Torrez, a thoughtful and methodical 22-year-old amateur from California’s agricultural Central Valley, is leaving nothing in his preparations to chance. “I watched a video somewhere that says that classical music kinda helps your brain function,” he said, “and so why not have that as a benefit to go in the ring to?”
He would listen to the gossamer strains of Beethoven’s piano sonata in high school as soothing mood music before exams and chess matches. At school he excelled academically, was into robotics and ran the chess club.
Relatively small for a super heavyweight, at 6ft 2in, and wary of his opponent’s left, the southpaw rehearsed his tactics again and again ahead of the bout. “This wasn’t the first time I had this fight,” he said. “I had this fight at least five times last night, I had this fight three times this morning, and I was walking into the ring replaying this fight again too.
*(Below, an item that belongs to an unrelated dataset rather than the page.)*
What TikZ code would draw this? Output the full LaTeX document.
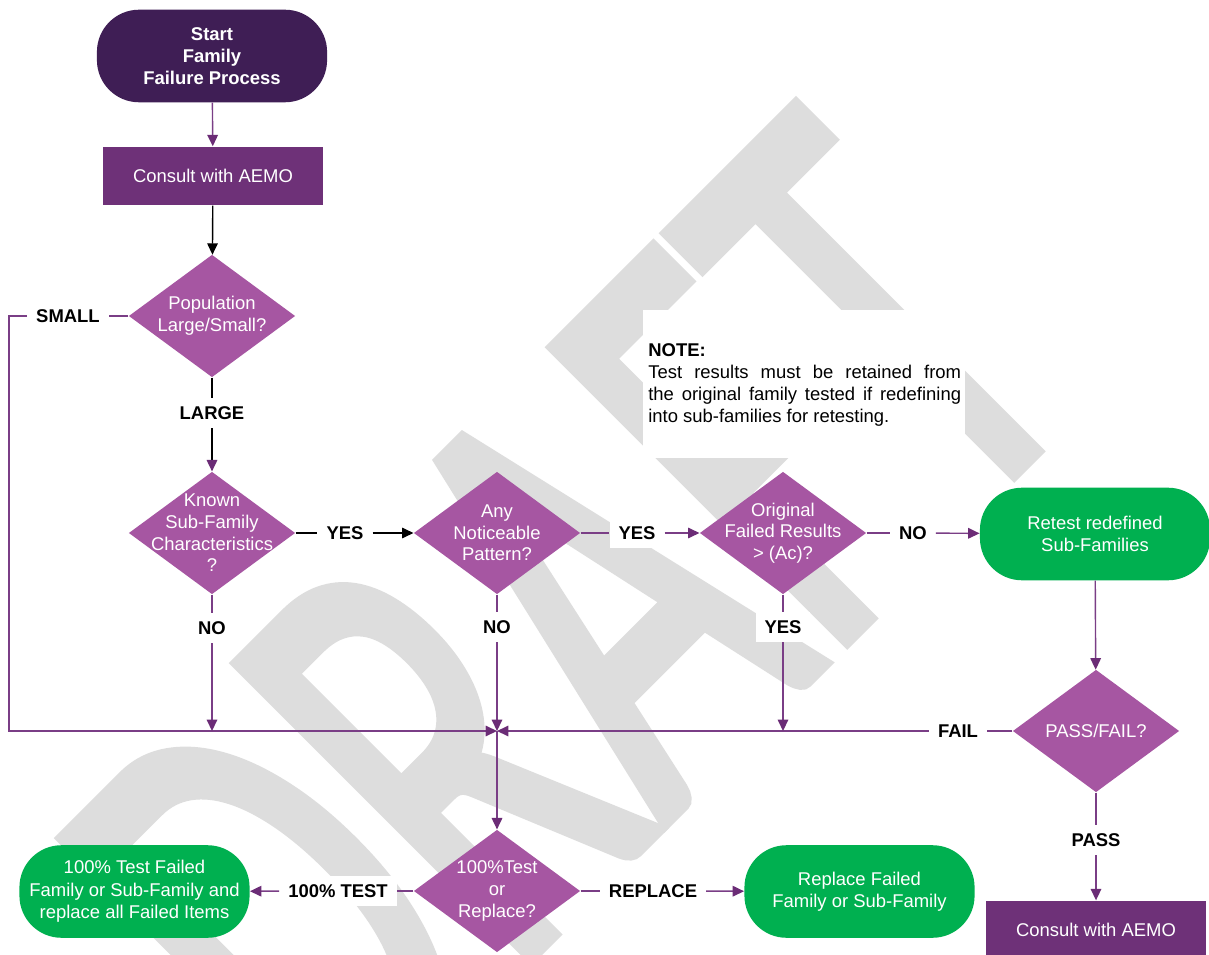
\documentclass[tikz,border=0pt]{standalone}
\usepackage{fontspec}
\setmainfont{Liberation Sans}
\newfontfamily\wmfont[FakeBold=2.2]{Carlito}
\usetikzlibrary{shapes.geometric,arrows.meta,calc}
\definecolor{startP}{HTML}{3F1E55}
\definecolor{boxP}{HTML}{6E3178}
\definecolor{decP}{HTML}{A656A2}
\definecolor{termG}{HTML}{00B050}
\definecolor{lineP}{HTML}{7A3E86}
\definecolor{tipP}{HTML}{6B2C76}
\definecolor{wm}{HTML}{DDDDDD}
\begin{document}
\begin{tikzpicture}[x=0.02cm,y=-0.02cm,
 font=\fontsize{10.5}{12.7}\selectfont,
 term/.style={rectangle, rounded corners=24pt, minimum width=131pt, minimum height=52.7pt, text=white, align=center, inner sep=0pt},
 startnode/.style={term, fill=startP, font=\fontsize{10.5}{12.7}\selectfont\bfseries},
 gterm/.style={term, fill=termG},
 boxnode/.style={rectangle, fill=boxP, minimum width=124.7pt, minimum height=33.4pt, text=white, inner sep=0pt},
 dec/.style={diamond, fill=decP, minimum width=94.7pt, minimum height=69.7pt, inner sep=0pt},
 dtext/.style={text=white, align=center, inner sep=0pt, font=\fontsize{10.5}{12.3}\selectfont},
 lbl/.style={fill=white, font=\fontsize{10.5}{12.7}\selectfont\bfseries, inner xsep=5pt, inner ysep=0pt, minimum height=17pt},
 ln/.style={draw=lineP, line width=0.8pt},
 arr/.style={ln, -{Triangle[length=6.5pt,width=6pt,color=tipP]}},
 bln/.style={draw=black, line width=0.8pt},
 barr/.style={bln, -{Triangle[length=6.5pt,width=6pt,color=black]}},
]
\useasboundingbox (0,0) rectangle (1209,955);
\fill[white] (0,0) rectangle (1209,955);
% watermark
\node[rotate=45, xscale=0.62, anchor=base east, text=wm, inner sep=0pt, font=\wmfont\fontsize{367}{367}\selectfont] (wmark) at (1094,393) {DRAFT};
\fill[white] (643,310) rectangle (965,458);
\node[anchor=north west, align=left, inner sep=0pt, font=\fontsize{10.5}{12.5}\selectfont] (note) at (648,343)
 {\textbf{NOTE:}\\ \makebox[178pt][s]{Test results must be retained from}\\ \makebox[178pt][s]{the original family tested if redefining}\\ into sub-families for retesting.};

% nodes
\node[startnode] (start) at (212,56) {Start\\Family\\Failure Process};
\node[boxnode] (c1) at (213,176) {Consult with AEMO};
\node[dec, label={[dtext]center:Population\\Large/Small?}] (pop) at (212,316) {};
\node[lbl] (large) at (212,413) {LARGE};
\node[lbl] (small) at (68,316) {SMALL};
\node[dec, label={[dtext]center:Known\\Sub-Family\\Characteristics\\?}] (known) at (212,533) {};
\node[lbl] (yes1) at (345,533) {YES};
\node[dec, label={[dtext]center:Any\\Noticeable\\Pattern?}] (any) at (497,533) {};
\node[lbl] (yes2) at (637,533) {YES};
\node[dec, label={[dtext]center:Original\\Failed Results\\> (Ac)?}] (orig) at (783,533) {};
\node[lbl] (no3) at (913,533) {NO};
\node[gterm] (retest) at (1095,534) {Retest redefined\\Sub-Families};
\node[dec, label={[dtext]center:PASS/FAIL?}] (pf) at (1096,731) {};
\node[lbl] (fail) at (958,731) {FAIL};
\node[lbl] (pass) at (1096,840) {PASS};
\node[boxnode] (c2) at (1096,930) {Consult with AEMO};
\node[lbl] (no1) at (212,628) {NO};
\node[lbl] (no2) at (497,627) {NO};
\node[lbl] (yes3) at (783,627) {YES};
\coordinate (J) at (497,731);
\coordinate (lc) at (9,731);
\node[dec, label={[dtext]center:100\%Test\\or\\Replace?}] (d100) at (497,891) {};
\node[lbl] (test) at (338,891) {100\% TEST};
\node[gterm] (g100) at (134.5,891.5) {100\% Test Failed\\Family or Sub-Family and\\replace all Failed Items};
\node[lbl] (repl) at (653,891) {REPLACE};
\node[gterm] (grep) at (859.5,891.5) {Replace Failed\\Family or Sub-Family};

% connectors
\draw[arr] (start) -- (c1);
\draw[barr] (c1) -- (pop);
\draw[bln] (pop) -- (large);
\draw[bln, -{Triangle[length=6.5pt,width=6pt,color=tipP]}] (large) -- (known);
\draw[ln] (pop) -- (small);
\draw[arr] (small.west) -| (lc) -- (J);
\draw[bln] (known) -- (yes1);
\draw[barr] (yes1) -- (any);
\draw[ln] (any) -- (yes2);
\draw[arr] (yes2) -- (orig);
\draw[ln] (orig) -- (no3);
\draw[arr] (no3) -- (retest);
\draw[arr] (retest) -- (pf);
\draw[ln] (pf) -- (fail);
\draw[arr] (fail) -- (J);
\draw[ln] (pf) -- (pass);
\draw[arr] (pass) -- (c2);
\draw[ln] (known) -- (no1);
\draw[arr] (no1) -- (no1 |- J);
\draw[ln] (any) -- (no2);
\draw[arr] (no2) -- (J);
\draw[ln] (orig) -- (yes3);
\draw[arr] (yes3) -- (yes3 |- J);
\draw[arr] (J) -- (d100);
\draw[ln] (d100) -- (test);
\draw[arr] (test) -- (g100);
\draw[ln] (d100) -- (repl);
\draw[arr] (repl) -- (grep);
\end{tikzpicture}
\end{document}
It’s something I’ve envisioned and it was able to come to fruition and I’m very proud of that.” He also wore his lucky polo shirt earlier in the day. Maybe that helped, too.
Torrez was nervous ahead of his first fight in Tokyo, a points decision over Chouaib Bouloudinats of Algeria last Thursday. Now, though, he senses he is part of something greater; something this most analytic and reasonable of fighters cannot fully rationalise.
“I have this existential feeling that it’s just destiny,” he said. “There’s nothing else to it. I don’t know the way to put it, I don’t know how to say it. What is love, you know? It’s kind of the same thing. I’m meant to be here, all I know is that.”
Oshae Jones, a welterweight, earned bronze a few minutes before Torrez’s bout. She was distraught after losing her semi-final to Gu Hong of China, screaming in frustration as she rushed away from the ring and into the bowels of the arena after the split decision.
One of Torrez’s coaches, his father, Richard Sr, competed in the US Olympic trials in 1984 but failed to make the team. Now his son is on the brink of becoming the first American man to win Olympic boxing gold since Andre Ward in 2004 – unless his teammates, Duke Ragan (featherweight) and Keyshawn Davis (lightweight) get there first later this week, that is.
“I think this is something the US needs, and I’m just proud I can be the person for that,” he said.